This could be the Gujarat Model for some villagers across India. In a bid to milk some insurance benefits, Ratanben Bhutadiya from a small village Memadpur, Banaskantha district, fought hard to claim insurance for a cow that was living because her old cow died shortly after the new purchase.
Living off a piece of land and by supplying milk from her cow got Ratanben to live a square life. However, the bare essentials being fulfilled were subject to seasonal hazards and of course, the cow’s milking days. “In order to make ends meet, she procured another cow and for this, she took a loan from Dena Bank under the Pashu Kisan Credit Card Scheme. However, as per bank rules, the purchase had to be insured,” explained Jitu Choudhary, social activist from Memadpur.
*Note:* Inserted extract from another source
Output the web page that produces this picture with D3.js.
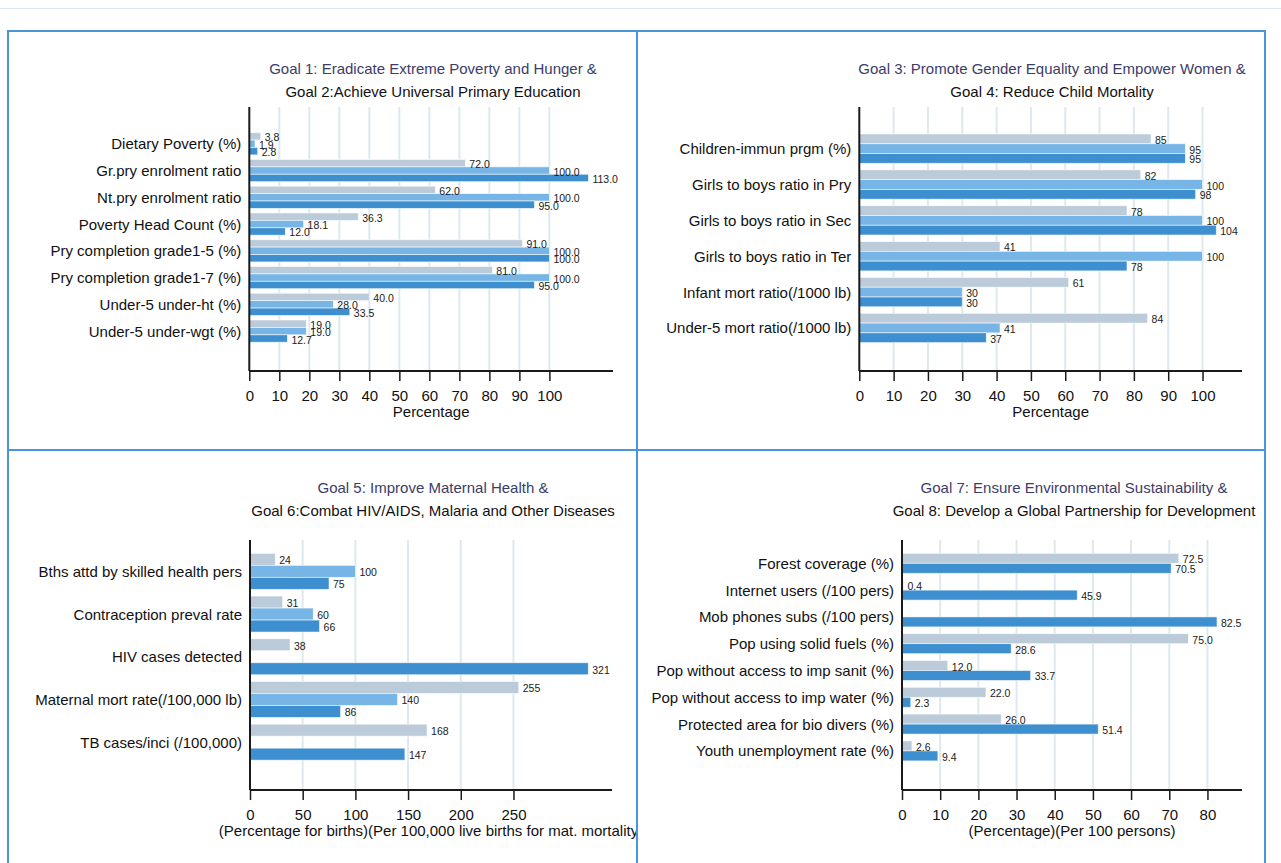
<!DOCTYPE html>
<html>
<head>
<meta charset="utf-8">
<script src="https://cdn.jsdelivr.net/npm/d3@7"></script>
<style>
  html, body { margin: 0; padding: 0; background: #fff; }
  svg { display: block; font-family: "Liberation Sans", Arial, Helvetica, sans-serif; }
</style>
</head>
<body>
<svg id="chart" width="1281" height="863"></svg>
<script>
// ---------- Goals 1 & 2 ----------
const povertyEduCategories = [
  "Dietary Poverty (%)", "Gr.pry enrolment ratio", "Nt.pry enrolment ratio",
  "Poverty Head Count (%)", "Pry completion grade1-5 (%)", "Pry completion grade1-7 (%)",
  "Under-5 under-ht (%)", "Under-5 under-wgt (%)"
];
const povertyEduBaseline = [3.8, 72.0, 62.0, 36.3, 91.0, 81.0, 40.0, 19.0];
const povertyEduTarget   = [1.9, 100.0, 100.0, 18.1, 100.0, 100.0, 28.0, 19.0];
const povertyEduCurrent  = [2.8, 113.0, 95.0, 12.0, 100.0, 95.0, 33.5, 12.7];
const povertyEduTicks = [0, 10, 20, 30, 40, 50, 60, 70, 80, 90, 100];

// ---------- Goals 3 & 4 ----------
const genderChildCategories = [
  "Children-immun prgm (%)", "Girls to boys ratio in Pry", "Girls to boys ratio in Sec",
  "Girls to boys ratio in Ter", "Infant mort ratio(/1000 lb)", "Under-5 mort ratio(/1000 lb)"
];
const genderChildBaseline = [85, 82, 78, 41, 61, 84];
const genderChildTarget   = [95, 100, 100, 100, 30, 41];
const genderChildCurrent  = [95, 98, 104, 78, 30, 37];
const genderChildTicks = [0, 10, 20, 30, 40, 50, 60, 70, 80, 90, 100];

// ---------- Goals 5 & 6 ----------
const healthCategories = [
  "Bths attd by skilled health pers", "Contraception preval rate", "HIV cases detected",
  "Maternal mort rate(/100,000 lb)", "TB cases/inci (/100,000)"
];
const healthBaseline = [24, 31, 38, 255, 168];
const healthTarget   = [100, 60, null, 140, null];
const healthCurrent  = [75, 66, 321, 86, 147];
const healthTicks = [0, 50, 100, 150, 200, 250];

// ---------- Goals 7 & 8 ----------
const environmentCategories = [
  "Forest coverage (%)", "Internet users (/100 pers)", "Mob phones subs (/100 pers)",
  "Pop using solid fuels (%)", "Pop without access to imp sanit (%)",
  "Pop without access to imp water (%)", "Protected area for bio divers (%)",
  "Youth unemployment rate (%)"
];
const environmentBaseline = [72.5, 0.4, null, 75.0, 12.0, 22.0, 26.0, 2.6];
const environmentCurrent  = [70.5, 45.9, 82.5, 28.6, 33.7, 2.3, 51.4, 9.4];
const environmentTicks = [0, 10, 20, 30, 40, 50, 60, 70, 80];

// ---------- styling ----------
const COLOR_BASELINE = "#bccbd9";
const COLOR_TARGET   = "#76b5e5";
const COLOR_CURRENT  = "#3d8fd0";
const GRID_COLOR     = "#dde9ed";
const BORDER_COLOR   = "#4a97d7";
const TITLE1_COLOR   = "#3c3c68";

const svg = d3.select("#chart");

// thin rule along the top of the page
svg.append("line")
  .attr("x1", 0).attr("x2", 1281).attr("y1", 8.5).attr("y2", 8.5)
  .attr("stroke", "#dce8ee").attr("stroke-width", 1);

const panels = [
  {
    id: "p12", box: [8, 31, 629, 419],
    titles: ["Goal 1: Eradicate Extreme Poverty and Hunger &", "Goal 2:Achieve Universal Primary Education"],
    titleX: 433, titleY: [74, 97],
    categories: povertyEduCategories,
    series: [
      { key: "baseline", values: povertyEduBaseline, color: COLOR_BASELINE },
      { key: "target",   values: povertyEduTarget,   color: COLOR_TARGET },
      { key: "current",  values: povertyEduCurrent,  color: COLOR_CURRENT }
    ],
    ticks: povertyEduTicks, fmt: d3.format(".1f"),
    xLeft: 249.3, xRight: 613, xMax: 121.2,
    axisTop: 107, axisY: 371,
    bandStart: 130.4, bandEnd: 344.5, padInner: 0.17,
    axisTitle: "Percentage"
  },
  {
    id: "p34", box: [637, 31, 628, 419],
    titles: ["Goal 3: Promote Gender Equality and Empower Women &", "Goal 4: Reduce Child Mortality"],
    titleX: 1052, titleY: [74, 97],
    categories: genderChildCategories,
    series: [
      { key: "baseline", values: genderChildBaseline, color: COLOR_BASELINE },
      { key: "target",   values: genderChildTarget,   color: COLOR_TARGET },
      { key: "current",  values: genderChildCurrent,  color: COLOR_CURRENT }
    ],
    ticks: genderChildTicks, fmt: d3.format("d"),
    xLeft: 859.3, xRight: 1242, xMax: 111.5,
    axisTop: 107, axisY: 371,
    bandStart: 130.7, bandEnd: 345.9, padInner: 0.183,
    axisTitle: "Percentage"
  },
  {
    id: "p56", box: [8, 450, 629, 420],
    titles: ["Goal 5: Improve Maternal Health &", "Goal 6:Combat HIV/AIDS, Malaria and Other Diseases"],
    titleX: 433, titleY: [493, 516],
    categories: healthCategories,
    series: [
      { key: "baseline", values: healthBaseline, color: COLOR_BASELINE },
      { key: "target",   values: healthTarget,   color: COLOR_TARGET },
      { key: "current",  values: healthCurrent,  color: COLOR_CURRENT }
    ],
    ticks: healthTicks, fmt: d3.format("d"),
    xLeft: 250, xRight: 612, xMax: 343.5,
    axisTop: 540, axisY: 790,
    bandStart: 550, bandEnd: 763.5, padInner: 0.157,
    axisTitle: "(Percentage for births)(Per 100,000 live births for mat. mortality)"
  },
  {
    id: "p78", box: [637, 450, 628, 420],
    titles: ["Goal 7: Ensure Environmental Sustainability &", "Goal 8: Develop a Global Partnership for Development"],
    titleX: 1074, titleY: [493, 516],
    categories: environmentCategories,
    series: [
      { key: "baseline", values: environmentBaseline, color: COLOR_BASELINE },
      { key: "current",  values: environmentCurrent,  color: COLOR_CURRENT }
    ],
    ticks: environmentTicks, fmt: d3.format(".1f"),
    xLeft: 902, xRight: 1242, xMax: 89.05,
    axisTop: 540, axisY: 790,
    bandStart: 549.9, bandEnd: 764.3, padInner: 0.254,
    axisTitle: "(Percentage)(Per 100 persons)"
  }
];

const defs = svg.append("defs");

panels.forEach(p => {
  const [bx, by, bw, bh] = p.box;
  defs.append("clipPath").attr("id", "clip-" + p.id)
    .append("rect").attr("x", bx).attr("y", by).attr("width", bw).attr("height", bh);

  const g = svg.append("g").attr("clip-path", `url(#clip-${p.id})`);

  const x = d3.scaleLinear().domain([0, p.xMax]).range([p.xLeft, p.xRight]);
  const y = d3.scaleBand().domain(p.categories)
    .range([p.bandStart, p.bandEnd])
    .paddingInner(p.padInner).paddingOuter(p.padInner / 2);
  const ySub = d3.scaleBand().domain(p.series.map(s => s.key)).range([0, y.bandwidth()]);

  // titles
  p.titles.forEach((t, i) => {
    g.append("text")
      .attr("x", p.titleX).attr("y", p.titleY[i])
      .attr("text-anchor", "middle")
      .attr("font-size", 15)
      .attr("fill", i === 0 ? TITLE1_COLOR : "#111")
      .text(t);
  });

  // vertical gridlines
  g.append("g").selectAll("line")
    .data(p.ticks.filter(t => t > 0))
    .join("line")
    .attr("x1", d => x(d)).attr("x2", d => x(d))
    .attr("y1", p.axisTop).attr("y2", p.axisY)
    .attr("stroke", GRID_COLOR).attr("stroke-width", 2);

  // bars
  const rows = [];
  p.categories.forEach((c, i) => {
    p.series.forEach(s => {
      const v = s.values[i];
      if (v !== null && v !== undefined) rows.push({ cat: c, key: s.key, value: v, color: s.color });
    });
  });

  g.append("g").selectAll("rect")
    .data(rows)
    .join("rect")
    .attr("x", x(0))
    .attr("y", d => y(d.cat) + ySub(d.key))
    .attr("width", d => Math.max(0.8, x(d.value) - x(0)))
    .attr("height", ySub.bandwidth())
    .attr("fill", d => d.color)
    .attr("stroke", "#ffffff").attr("stroke-width", 0.8).attr("stroke-opacity", 0.7);

  // value labels
  g.append("g").selectAll("text")
    .data(rows)
    .join("text")
    .attr("x", d => x(d.value) + 4)
    .attr("y", d => y(d.cat) + ySub(d.key) + ySub.bandwidth() / 2 + 1)
    .attr("dominant-baseline", "central")
    .attr("font-size", 10.5)
    .attr("fill", "#1a1a1a")
    .text(d => p.fmt(d.value));

  // category labels
  g.append("g").selectAll("text")
    .data(p.categories)
    .join("text")
    .attr("x", p.xLeft - 8)
    .attr("y", d => y(d) + y.bandwidth() / 2)
    .attr("text-anchor", "end")
    .attr("dominant-baseline", "central")
    .attr("font-size", 15)
    .attr("fill", "#111")
    .text(d => d);

  // y axis line
  g.append("line")
    .attr("x1", p.xLeft).attr("x2", p.xLeft)
    .attr("y1", p.axisTop).attr("y2", p.axisY)
    .attr("stroke", "#1a1a1a").attr("stroke-width", 2);

  // x axis
  const xAxis = d3.axisBottom(x).tickValues(p.ticks).tickSize(10).tickSizeOuter(0).tickPadding(9);
  const ax = g.append("g").attr("transform", `translate(0,${p.axisY})`).call(xAxis);
  ax.select(".domain").attr("stroke", "#1a1a1a").attr("stroke-width", 2)
    .attr("d", `M${p.xLeft},0H${p.xRight}`);
  ax.selectAll(".tick line").attr("stroke", "#1a1a1a").attr("stroke-width", 1.5);
  ax.selectAll(".tick text").attr("font-size", 15).attr("fill", "#111")
    .attr("font-family", "'Liberation Sans', Arial, Helvetica, sans-serif");

  // axis title
  g.append("text")
    .attr("x", (p.xLeft + p.xRight) / 2)
    .attr("y", p.axisY + 45.5)
    .attr("text-anchor", "middle")
    .attr("font-size", 15)
    .attr("fill", "#111")
    .text(p.axisTitle);

  // panel frame
  svg.append("rect")
    .attr("x", bx).attr("y", by).attr("width", bw).attr("height", bh)
    .attr("fill", "none").attr("stroke", BORDER_COLOR).attr("stroke-width", 2);
});
</script>
</body>
</html>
Meanwhile, her first cow died but sensing opportunity to milk some benefit, she tried to pass off the dead as the as the insured one. “When we went for inspection, we found that the cow had black paint on its head and its horns were bent in a deliberate manner. This was done to match the specifications of the cow that was insured. However, the claim was rejected as the specimen of the insured cow did not match with the dead one,” shared Banaskantha-based P J Chauhan who investigates dead cattle for National Insurance Company.
However, not one to let go, Ratanben escalated the matter and approached Palanpur’s consumer court to seek “justice.” The case dragged on for nearly two years. To strengthen her case, she submitted all insurance papers and argued that there must be “a mistake on the investigator’s side as the cow was checked at night.” She demanded Rs 40,000 insurance plus 12% interest for the delay. An additional Rs 10,000 was sought for the application process and mental harassment.
The Court Files:
National Insurance Company lawyer R.A. Thakkar presented the post-mortem report of the cow which confirmed that paint had been applied on the dead cow. On the basis of this and other contentions, the Palanpur Consumer Court ruled in favour of the insurance company.
Explaining further, Rupesh Khambati from the NIC added: “Any such claim is cross-checked with the tag fitted onto the animal. It is easy to detect a re-fitting or any such malpractice and in Ratanben’s case, she did affix the insured cow’s tag onto the dead one.”
Such fraud is not uncommon, shares retired police inspector N.B. Solanki, who investigates suspicious claims. “Since the insurance companies are closed on Saturdays and Sundays, people come for inspection from the company only on Mondays. During these two days, the dead animal is sent to the chamar (leather makers). When the owner comes with the ears, the rot has already set in and claiming insurance becomes easy by just showing the tag number.”
Adding that insurance companies are aware of such practices, he briefs how examining the ear tag in cases that come on Mondays is of prime importance.